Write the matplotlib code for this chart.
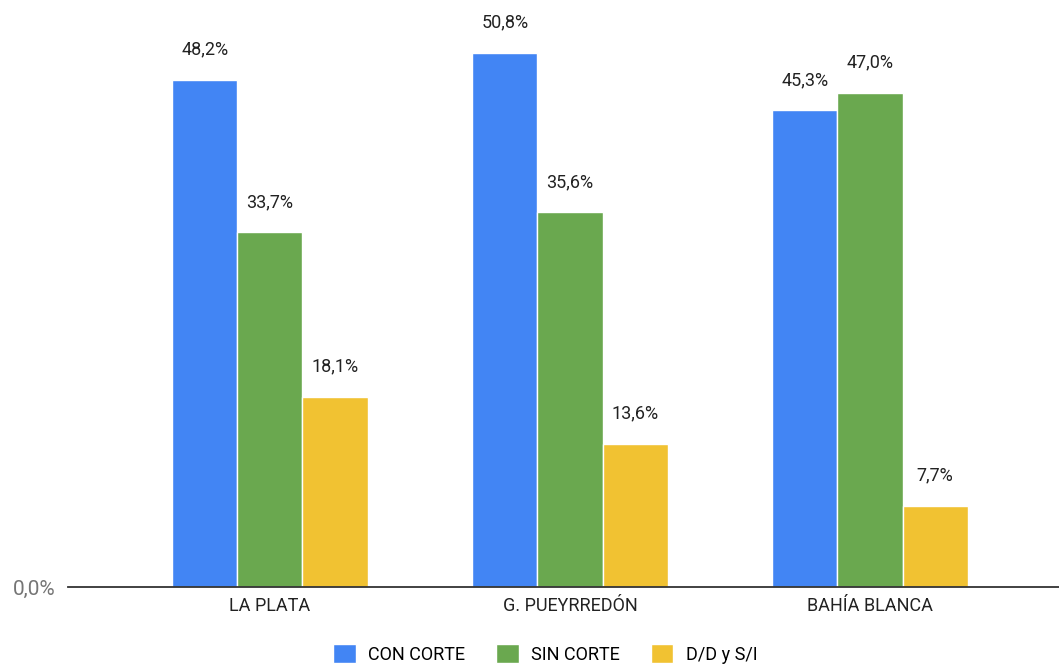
import matplotlib.pyplot as plt
import numpy as np

plt.rcParams['font.family'] = ['Roboto', 'DejaVu Sans']

# Datos
categorias = ['LA PLATA', 'G. PUEYRREDÓN', 'BAHÍA BLANCA']
series = ['CON CORTE', 'SIN CORTE', 'D/D y S/I']
con_corte = [48.2, 50.8, 45.3]
sin_corte = [33.7, 35.6, 47.0]
dd_si = [18.1, 13.6, 7.7]
colores = ['#4285F4', '#6AA84F', '#F1C232']

fig = plt.figure(figsize=(10.59, 6.64), dpi=100)
ax = fig.add_axes([68 / 1059, 77 / 664, 1 - 68 / 1059, 587 / 664])

x = np.arange(len(categorias))
width = 0.217
valores = [con_corte, sin_corte, dd_si]

for i, (vals, nombre, color) in enumerate(zip(valores, series, colores)):
    pos = x + (i - 1) * width
    bars = ax.bar(pos, vals, width, color=color, edgecolor='white', linewidth=1, label=nombre)
    for b, v in zip(bars, vals):
        ax.annotate(f'{v:.1f}%'.replace('.', ','), (b.get_x() + b.get_width() / 2, v),
                    xytext=(0, 15.5), textcoords='offset points',
                    ha='center', va='bottom', fontsize=13, color='#222222')

ax.set_xlim(-0.673, 2.63)
ax.set_ylim(0, 55.8)
ax.set_xticks(x)
ax.set_xticklabels(categorias, fontsize=13, color='#222222')
ax.set_yticks([0])
ax.set_yticklabels(['0,0%'], fontsize=15, color='#757575')
ax.tick_params(axis='both', length=0)
ax.tick_params(axis='x', pad=7)
ax.tick_params(axis='y', pad=9)

for s in ['top', 'right', 'left']:
    ax.spines[s].set_visible(False)
ax.spines['bottom'].set_color('#333333')
ax.spines['bottom'].set_linewidth(1.3)

fig.legend(loc='center', bbox_to_anchor=(0.515, 0.015), ncol=3, frameon=False,
           fontsize=13, handlelength=1.25, handleheight=1.25,
           handletextpad=0.7, columnspacing=1.7)

plt.savefig('out.png', dpi=100)
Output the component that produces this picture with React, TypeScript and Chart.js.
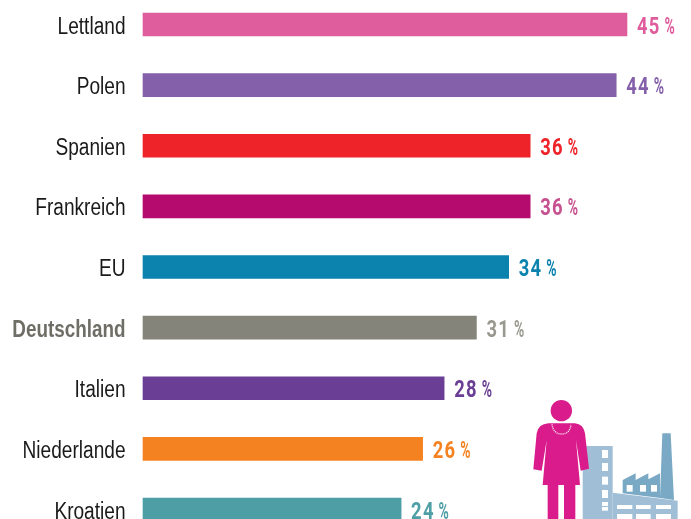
import React, { useEffect, useRef } from "react";
import { Chart, registerables } from "chart.js";

Chart.register(...registerables);

const countries = ["Lettland", "Polen", "Spanien", "Frankreich", "EU", "Deutschland", "Italien", "Niederlande", "Kroatien"];
const shares = [45, 44, 36, 36, 34, 31, 28, 26, 24];
const barColors = ["#DF5C9D", "#8460AA", "#EE2229", "#B50A6E", "#0C82AE", "#85847A", "#6A3E95", "#F58220", "#4E9EA6"];
const valueColors = ["#DF5C9D", "#8460AA", "#EE2229", "#C5528F", "#0C82AE", "#9A998F", "#6A3E95", "#F58220", "#4E9EA6"];
const boldCountry = "Deutschland";

const SANS = '"Liberation Sans", sans-serif';

const valueLabels = {
  id: "valueLabels",
  afterDatasetsDraw(chart: any) {
    const { ctx } = chart;
    const meta = chart.getDatasetMeta(0);
    meta.data.forEach((bar: any, i: number) => {
      ctx.save();
      ctx.textBaseline = "alphabetic";
      ctx.textAlign = "left";
      ctx.fillStyle = valueColors[i];
      ctx.font = `bold 23px Roboto, ${SANS}`;
      (ctx as any).letterSpacing = "1.5px";
      const y = bar.y + 9;
      ctx.save();
      ctx.translate(bar.x + 10, y);
      ctx.scale(0.8, 1);
      ctx.fillText(String(shares[i]), 0, 0);
      ctx.restore();
      (ctx as any).letterSpacing = "0px";
      ctx.font = `bold 24px Roboto, ${SANS}`;
      ctx.translate(bar.x + 37.5, y);
      ctx.scale(0.58, 1);
      ctx.fillText("%", 0, 0);
      ctx.restore();
    });
  },
};

const countryLabels = {
  id: "countryLabels",
  afterDatasetsDraw(chart: any) {
    const { ctx } = chart;
    const yScale = chart.scales.y;
    countries.forEach((name, i) => {
      const bold = name === boldCountry;
      ctx.save();
      ctx.textAlign = "right";
      ctx.textBaseline = "alphabetic";
      ctx.fillStyle = bold ? "#6F6E66" : "#1a1a1a";
      ctx.font = `${bold ? "bold " : ""}23px ${SANS}`;
      ctx.translate(125.5, yScale.getPixelForTick(i) + 9);
      ctx.scale(bold ? 0.82 : 0.83, 1);
      ctx.fillText(name, 0, 0);
      ctx.restore();
    });
  },
};

function Icon() {
  return (
    <svg
      width={171}
      height={129}
      viewBox="0 0 513 387"
      style={{ position: "absolute", left: 520, top: 390, pointerEvents: "none" }}
    >
      <rect x={188} y={168} width={90} height={219} fill="#A0BFD6" />
      <path d="M278 308 L473 332 L473 387 L278 387 Z" fill="#A0BFD6" />
      {[[180, 24], [219, 24], [260, 24], [300, 24], [336, 12], [351, 11]].map(([y, h]) => (
        <rect key={y} x={246} y={y} width={18} height={h} fill="#fff" />
      ))}
      {[291, 348, 408].map((x, i) => (
        <g key={x}>
          <rect x={x} y={345} width={[46, 44, 45][i]} height={12} fill="#fff" />
          <rect x={x} y={372} width={[46, 44, 45][i]} height={15} fill="#fff" />
        </g>
      ))}
      <path d="M427 130 L452 130 L462 330 L420 324 L420 250 L385 268 L385 250 L347 270 L347 250 L308 270 L308 310 L420 324 Z" fill="#7AA9C6" />
      {[320, 360, 393].map((x) => (
        <rect key={x} x={x} y={285} width={18} height={20} fill="#fff" />
      ))}
      <circle cx={124} cy={62} r={32} fill="#D91B8C" />
      <path
        d="M85 100 L165 100 Q190 102 195 130 L207 236 L182 242 L168 150 L180 285 L166 285 L166 387 L132 387 L132 285 L115 285 L115 387 L83 387 L83 285 L68 285 L80 150 L65 242 L40 238 L50 130 Q55 102 85 100 Z"
        fill="#D91B8C"
      />
      <path d="M96 103 Q100 132 125 132 Q150 132 153 103" fill="none" stroke="#fff" strokeWidth={4} strokeDasharray="3 3" />
    </svg>
  );
}

export default function App() {
  const ref = useRef<HTMLCanvasElement>(null);

  useEffect(() => {
    document.body.style.margin = "0";
    const chart = new Chart(ref.current!, {
      type: "bar",
      data: {
        labels: countries,
        datasets: [
          {
            data: shares,
            backgroundColor: barColors,
            barThickness: 23,
            clip: false as any,
          },
        ],
      },
      plugins: [countryLabels, valueLabels],
      options: {
        indexAxis: "y",
        animation: false,
        responsive: false,
        layout: { padding: { top: 24.5, bottom: 9.5, left: 0, right: 10.25 } },
        plugins: { legend: { display: false }, tooltip: { enabled: false } },
        scales: {
          x: { display: false, min: 0, max: 50 },
          y: {
            offset: false,
            border: { display: false },
            grid: { display: false, drawTicks: false },
            ticks: { display: false },
            afterFit(scale: any) {
              scale.width = 143;
              scale.paddingTop = 0;
              scale.paddingBottom = 0;
            },
          },
        },
      },
    });
    return () => chart.destroy();
  }, []);

  return (
    <div style={{ position: "relative", width: 691, height: 519, overflow: "hidden", background: "#fff" }}>
      <canvas ref={ref} width={691} height={519} style={{ display: "block" }} />
      <Icon />
    </div>
  );
}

(Given exercise): Exactly as written, please give again the lines from the beginning of the listing through the line containing "plt.rcParams['font.family'] = ['Roboto', 'DejaVu", inclusive, without any pictures.

(Complete output):
Write the matplotlib code for this chart.
import matplotlib.pyplot as plt
import numpy as np

plt.rcParams['font.family'] = ['Roboto', 'DejaVu Sans']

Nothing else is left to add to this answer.